Let’s get this straight: I endure the monumental task of bringing an 8-pound bowling ball into the world, and who gets to bask in the glory every year? The bowling ball?! In a mere two months, my little munchkin is turning four (please, let four be a breeze compared to three), which means it’s time to dive into the chaos of birthday party planning. Ugh, is there anything more excruciating? Maybe waterboarding? Nah, it might just be a tie.
- The Expenses. I’d love to host the celebration in our backyard to save a small fortune, but A. It’s guaranteed to rain cats and dogs that day, and B. My child is dead set on one of those inflatable play places. Seriously?! I once witnessed a kid at a bouncy house hurl all over the place, and no one noticed until it was too late. Let’s just say I scrubbed my kid down like a surgeon until her skin was practically gone. Now, I have a serious aversion to bouncy houses.
- The Party Favors. So, I entertain and feed your little monster for two hours, and now I’m expected to send him home with a gift? Some call them goody bags; I call them cheap plastic junk from overseas that could potentially cause harm. Why are we spending money on items that could choke our children? Genius idea.
- The Guest List. How many kids are we inviting to this soiree? Are we planning a wedding? She’s four! Apparently, there’s a new mandate that we must invite every kid in her class to avoid hurt feelings. Seriously? They’re four! They’re not discussing their weekend plans. All they say is “doodie” and “poo.” What happened to the good old days when only certain kids got invited? Now, it’s like everyone gets a trophy just for showing up.
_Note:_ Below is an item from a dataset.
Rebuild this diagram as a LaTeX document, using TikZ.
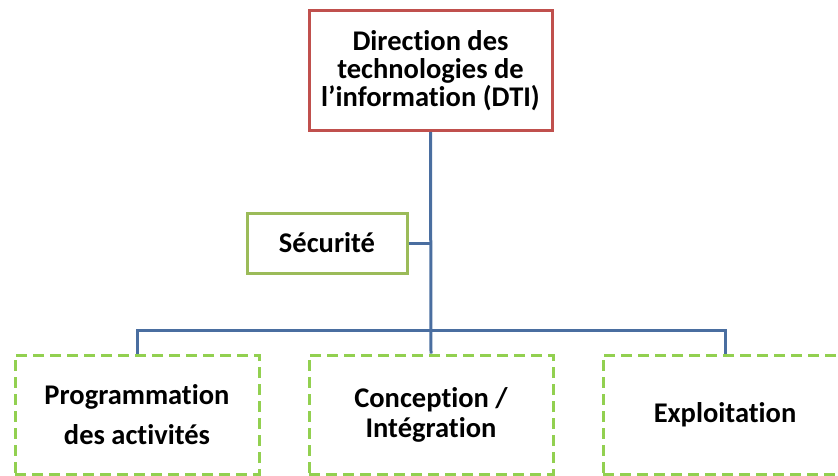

- The RSVP Dilemma. Please, for the love of all that is holy, respond! I know it technically means “please,” but it’s more of a “just do it.” I’m busy too—counting slices of pizza to ensure I don’t starve your child. So, if you don’t respond and your kid shows up, guess what? No food for them. I’ll send them home a hungry wreck.
- Cake. Can I complain about birthday cake? Not a chance. Cake is my best friend, and I’m not saying anything bad about it. I love you, birthday cake.
- And then there’s Pinterest. Pinterest is the bane of my existence. I recently attended a party at my ex-friend’s house where everything was Pinterest-perfect. Meanwhile, I just threw some chips in a bowl and forgot forks, resulting in kids eating cake with their hands. Thanks, Penelope, for making me look like a horrible mom.
- Balloons. Kids treat balloons like they’re treasures from a fairy tale, but they’re seriously annoying. Your kid will let go of their balloon a thousand times and cry every time. Plus, if we’re outside, expect tears when they lose it to the sky. And let’s not even get started on the potential for balloon mishaps—biting into one can lead to a trip to the ER!
- Lunch. Figuring out how much pizza to order is a math problem I don’t have time for. Just give me the largest package available, and we’ll deal with leftovers—or not, since our car will be full of gifts. Honestly, I’d rather not have pizza lingering in my trunk for a week.
- Gifts. I’ve heard of moms creating registries for their kids’ parties. Ugh, no thanks. Instead, here’s my registry: 1. 2. 3. Yep, it’s blank. We don’t need any more stuff cluttering our house. If anything, I’d prefer everyone to bring empty gift bags because that’s the only benefit of a party—free wrapping for the rest of the year.
- Thank You Notes. I’m all for thank-you notes, but only when my child can write. Guess who ends up writing them? Yours truly. So, if you give my child a toy, expect a thank-you note packed with glitter and confetti. It’s raining sequins, folks!
So, if you don’t receive an invitation to my kid’s birthday bash, consider yourself lucky. It means I like you enough not to subject you to this madness. If you do get one, my sincerest apologies.